Leave out every picture, then output exactly the lines between the ones holding "Generate a Python" and "ax.set_facecolor(BG)", inclusive, and nothing beyond them.
─── Dataset records
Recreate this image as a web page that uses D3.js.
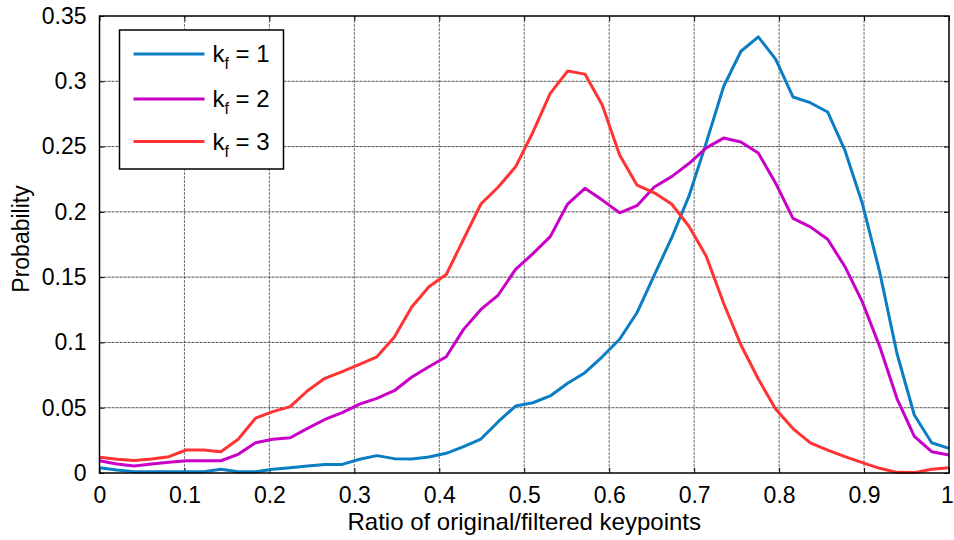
<!DOCTYPE html>
<html>
<head>
<meta charset="utf-8">
<script src="https://cdn.jsdelivr.net/npm/d3@7"></script>
<style>
  body { margin: 0; background: #fff; }
  svg { font-family: "Liberation Sans", Arial, sans-serif; }
</style>
</head>
<body>
<div id="chart"></div>
<script>
(function() {
  // Ratio values: 50 evenly spaced points from 0 to 1
  const ratio = d3.range(50).map(i => i / 49);

  const kf1 = [0.004, 0.0023, 0.001, 0.001, 0.001, 0.001, 0.001, 0.0028, 0.001, 0.001,
    0.0028, 0.004, 0.0054, 0.0066, 0.0066, 0.0105, 0.0133, 0.011, 0.0107, 0.0122,
    0.0151, 0.0202, 0.026, 0.0393, 0.0513, 0.0538, 0.059, 0.0687, 0.0768, 0.089,
    0.1024, 0.1227, 0.1516, 0.18, 0.212, 0.253, 0.296, 0.323, 0.334, 0.317,
    0.288, 0.2836, 0.2765, 0.247, 0.2065, 0.154, 0.0915, 0.0444, 0.0232, 0.0189];

  const kf2 = [0.0094, 0.0069, 0.0054, 0.0069, 0.0082, 0.0094, 0.0094, 0.0094, 0.0143, 0.0232,
    0.0258, 0.027, 0.0342, 0.041, 0.0462, 0.0528, 0.0572, 0.063, 0.0733, 0.0814,
    0.089, 0.11, 0.1253, 0.1363, 0.156, 0.168, 0.181, 0.206, 0.218, 0.209,
    0.1993, 0.2047, 0.219, 0.227, 0.237, 0.249, 0.2565, 0.2535, 0.245, 0.222,
    0.195, 0.1885, 0.179, 0.158, 0.131, 0.097, 0.057, 0.028, 0.0163, 0.0138];

  const kf3 = [0.012, 0.0105, 0.0095, 0.0107, 0.0125, 0.0176, 0.0176, 0.0163, 0.0258, 0.042,
    0.047, 0.0508, 0.063, 0.0725, 0.0776, 0.0832, 0.089, 0.104, 0.127, 0.1427,
    0.152, 0.179, 0.206, 0.219, 0.2345, 0.261, 0.2907, 0.3078, 0.3055, 0.2818,
    0.2435, 0.2205, 0.2146, 0.206, 0.189, 0.166, 0.13, 0.098, 0.072, 0.049,
    0.034, 0.023, 0.0176, 0.0125, 0.008, 0.0036, 0.0005, 0.0003, 0.0028, 0.004];

  const seriesNames = ["1", "2", "3"];
  const seriesColors = ["#0b7ec3", "#c800c8", "#ff3333"];
  const seriesValues = [kf1, kf2, kf3];

  const xTicks = [0, 0.1, 0.2, 0.3, 0.4, 0.5, 0.6, 0.7, 0.8, 0.9, 1];
  const yTicks = [0, 0.05, 0.1, 0.15, 0.2, 0.25, 0.3, 0.35];

  const width = 954, height = 540;
  const margin = { top: 16, right: 5, bottom: 67, left: 99.5 };
  const innerW = 949 - margin.left;
  const innerH = 473 - margin.top;

  const svg = d3.select("#chart").append("svg")
    .attr("width", width)
    .attr("height", height);

  const g = svg.append("g")
    .attr("transform", `translate(${margin.left},${margin.top})`);

  const x = d3.scaleLinear().domain([0, 1]).range([0, innerW]);
  const y = d3.scaleLinear().domain([0, 0.35]).range([innerH, 0]);

  // grid
  g.append("g").selectAll("line")
    .data(xTicks.slice(1, -1))
    .join("line")
    .attr("x1", d => x(d)).attr("x2", d => x(d))
    .attr("y1", 0).attr("y2", innerH)
    .attr("stroke", "#444")
    .attr("stroke-opacity", 0.75)
    .attr("stroke-dasharray", "3,1");

  g.append("g").selectAll("line")
    .data(yTicks.slice(1, -1))
    .join("line")
    .attr("x1", 0).attr("x2", innerW)
    .attr("y1", d => y(d)).attr("y2", d => y(d))
    .attr("stroke", "#333")
    .attr("stroke-opacity", 0.85)
    .attr("stroke-dasharray", "3,1");

  // axes with inward ticks
  const tickLen = 5;
  const xAxis = g.append("g")
    .attr("transform", `translate(0,${innerH})`)
    .call(d3.axisBottom(x).tickValues(xTicks).tickSize(-tickLen).tickPadding(14)
      .tickFormat(d => d3.format("")(d)));
  const xAxisTop = g.append("g")
    .call(d3.axisTop(x).tickValues(xTicks).tickSize(-tickLen).tickFormat(""));
  const yAxis = g.append("g")
    .call(d3.axisLeft(y).tickValues(yTicks).tickSize(-tickLen).tickPadding(13)
      .tickFormat(d => d3.format("")(+d.toFixed(2))));
  const yAxisRight = g.append("g")
    .attr("transform", `translate(${innerW},0)`)
    .call(d3.axisRight(y).tickValues(yTicks).tickSize(-tickLen).tickFormat(""));

  [xAxis, xAxisTop, yAxis, yAxisRight].forEach(a => {
    a.select(".domain").remove();
    a.selectAll(".tick line").attr("stroke", "#000").attr("stroke-width", 1);
    a.selectAll("text")
      .attr("font-size", 23)
      .attr("fill", "#000")
      .attr("font-family", "Liberation Sans, Arial, sans-serif");
  });
  // keep the last x label inside the picture
  xAxis.selectAll(".tick text").filter(d => d === 1).attr("dx", -2);

  // lines
  const line = d3.line()
    .x((d, i) => x(ratio[i]))
    .y(d => y(d));

  g.append("g").selectAll("path")
    .data(seriesValues)
    .join("path")
    .attr("d", line)
    .attr("fill", "none")
    .attr("stroke", (d, i) => seriesColors[i])
    .attr("stroke-width", 3)
    .attr("stroke-linejoin", "round");

  // frame
  g.append("rect")
    .attr("width", innerW)
    .attr("height", innerH)
    .attr("fill", "none")
    .attr("stroke", "#000")
    .attr("stroke-width", 1.5);

  // axis titles
  svg.append("text")
    .attr("x", margin.left + innerW / 2)
    .attr("y", 530)
    .attr("text-anchor", "middle")
    .attr("font-size", 24)
    .text("Ratio of original/filtered keypoints");

  svg.append("text")
    .attr("transform", `translate(29,239) rotate(-90)`)
    .attr("text-anchor", "middle")
    .attr("font-size", 23)
    .text("Probability");

  // legend
  const legend = svg.append("g").attr("transform", "translate(119.5,30)");
  legend.append("rect")
    .attr("width", 164)
    .attr("height", 139)
    .attr("fill", "#fff")
    .attr("stroke", "#000")
    .attr("stroke-width", 1.5);

  const legendY = [24, 69, 111.5];
  seriesNames.forEach((name, i) => {
    const row = legend.append("g").attr("transform", `translate(0,${legendY[i]})`);
    row.append("line")
      .attr("x1", 14).attr("x2", 85)
      .attr("stroke", seriesColors[i])
      .attr("stroke-width", 3);
    const t = row.append("text")
      .attr("x", 93)
      .attr("y", 8)
      .attr("font-size", 24);
    t.append("tspan").text("k");
    t.append("tspan").attr("font-size", 16).attr("dy", 7).text("f");
    t.append("tspan").attr("dy", -7).text(" = " + name);
  });
})();
</script>
</body>
</html>
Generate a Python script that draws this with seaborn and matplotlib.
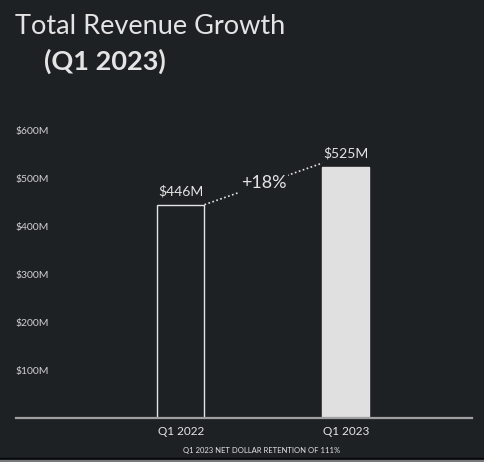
import matplotlib
matplotlib.use("Agg")
import matplotlib.pyplot as plt
from matplotlib.lines import Line2D
import seaborn as sns
import pandas as pd

quarters = ["Q1 2022", "Q1 2023"]
revenue = [446, 525]
value_labels = ["$446M", "$525M"]
ytick_values = [100, 200, 300, 400, 500, 600]
ytick_labels = ["$100M", "$200M", "$300M", "$400M", "$500M", "$600M"]
growth_label = "+18%"
title = "Total Revenue Growth"
subtitle = "(Q1 2023)"
footer = "Q1 2023 NET DOLLAR RETENTION OF 111%"

BG = "#1e2124"
TXT = "#e4e4e4"
LIGHT = "#e0e0e0"

sns.set_theme(style="dark")
plt.rcParams["font.family"] = ["Lato", "DejaVu Sans"]

fig = plt.figure(figsize=(4.84, 4.62), dpi=100, facecolor=BG)
W, H = 484, 462
ax = fig.add_axes([16 / W, 1 - 418 / H, (472 - 16) / W, (418 - 131) / H])
ax.set_facecolor(BG)

df = pd.DataFrame({"quarter": quarters, "revenue": revenue})
bw = 0.285
sns.barplot(data=df, x="quarter", y="revenue", hue="quarter",
            palette=[BG, LIGHT], saturation=1, legend=False, width=bw, ax=ax,
            edgecolor=TXT, linewidth=1.0)
for p, ec in zip(ax.patches, [TXT, LIGHT]):
    p.set_edgecolor(ec)

ax.set_xlim(-1.0, 1.764)
ax.set_ylim(0, 600)
ax.set_xlabel("")
ax.set_ylabel("")
for s in ["top", "right", "left"]:
    ax.spines[s].set_visible(False)
ax.spines["bottom"].set_color("#a0a0a0")
ax.spines["bottom"].set_linewidth(1.6)
ax.grid(False)

ax.set_yticks(ytick_values)
ax.set_yticklabels(ytick_labels)
ax.tick_params(axis="y", length=0, pad=0, labelsize=7.5, labelcolor="#cfd0d1")
for lab in ax.get_yticklabels():
    lab.set_horizontalalignment("left")
ax.tick_params(axis="x", length=0, pad=6, labelsize=8.5, labelcolor=TXT)

for i, (v, lab) in enumerate(zip(revenue, value_labels)):
    ax.annotate(lab, (i, v), xytext=(0, 5), textcoords="offset points",
                ha="center", va="bottom", fontsize=10, color=TXT)

x0, y0 = 0 + bw / 2, revenue[0]
x1, y1 = 1 - bw / 2, revenue[1] + 8
ax.plot([x0, x1], [y0, y1], color=TXT, linestyle=(0, (1, 1.5)), linewidth=1.2, clip_on=False)
ax.text((x0 + x1) / 2, (y0 + y1) / 2 + 2, growth_label, ha="center", va="center",
        fontsize=13, color=TXT,
        bbox=dict(facecolor=BG, edgecolor="none", pad=1.5))

fig.text(15 / W, 1 - 26 / H, title, ha="left", va="center", fontsize=19.5, color=TXT)
fig.text(44 / W, 1 - 61 / H, subtitle, ha="left", va="center", fontsize=19.5,
         fontweight="bold", color=TXT)
fig.text(262 / W, 1 - 451 / H, footer, ha="center", va="center", fontsize=5.5, color=TXT)

fig.add_artist(Line2D([0, 1], [1 - 457.5 / H] * 2, color="#050607", linewidth=1.0))
fig.add_artist(Line2D([0, 1], [1 - 460.5 / H] * 2, color="#8a8c8e", linewidth=1.2))

fig.savefig("out.png", dpi=100, facecolor=BG)
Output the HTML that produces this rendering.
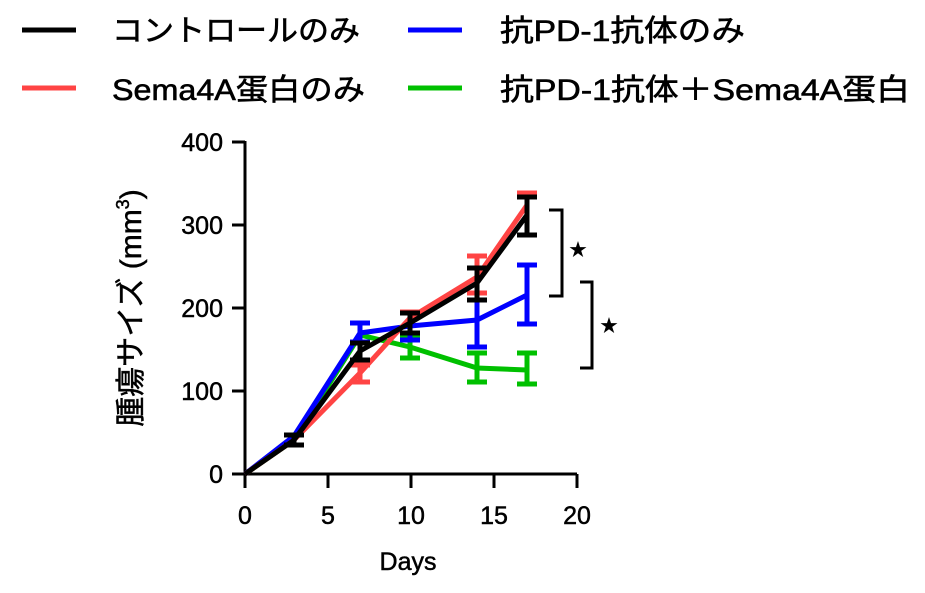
──────
Reply to the exercise.
Generate a Python script that draws this with seaborn and matplotlib.
import matplotlib
matplotlib.use("Agg")
import matplotlib.pyplot as plt
from matplotlib.lines import Line2D
import seaborn as sns
import pandas as pd

quarters = ["Q1 2022", "Q1 2023"]
revenue = [446, 525]
value_labels = ["$446M", "$525M"]
ytick_values = [100, 200, 300, 400, 500, 600]
ytick_labels = ["$100M", "$200M", "$300M", "$400M", "$500M", "$600M"]
growth_label = "+18%"
title = "Total Revenue Growth"
subtitle = "(Q1 2023)"
footer = "Q1 2023 NET DOLLAR RETENTION OF 111%"

BG = "#1e2124"
TXT = "#e4e4e4"
LIGHT = "#e0e0e0"

sns.set_theme(style="dark")
plt.rcParams["font.family"] = ["Lato", "DejaVu Sans"]

fig = plt.figure(figsize=(4.84, 4.62), dpi=100, facecolor=BG)
W, H = 484, 462
ax = fig.add_axes([16 / W, 1 - 418 / H, (472 - 16) / W, (418 - 131) / H])
ax.set_facecolor(BG)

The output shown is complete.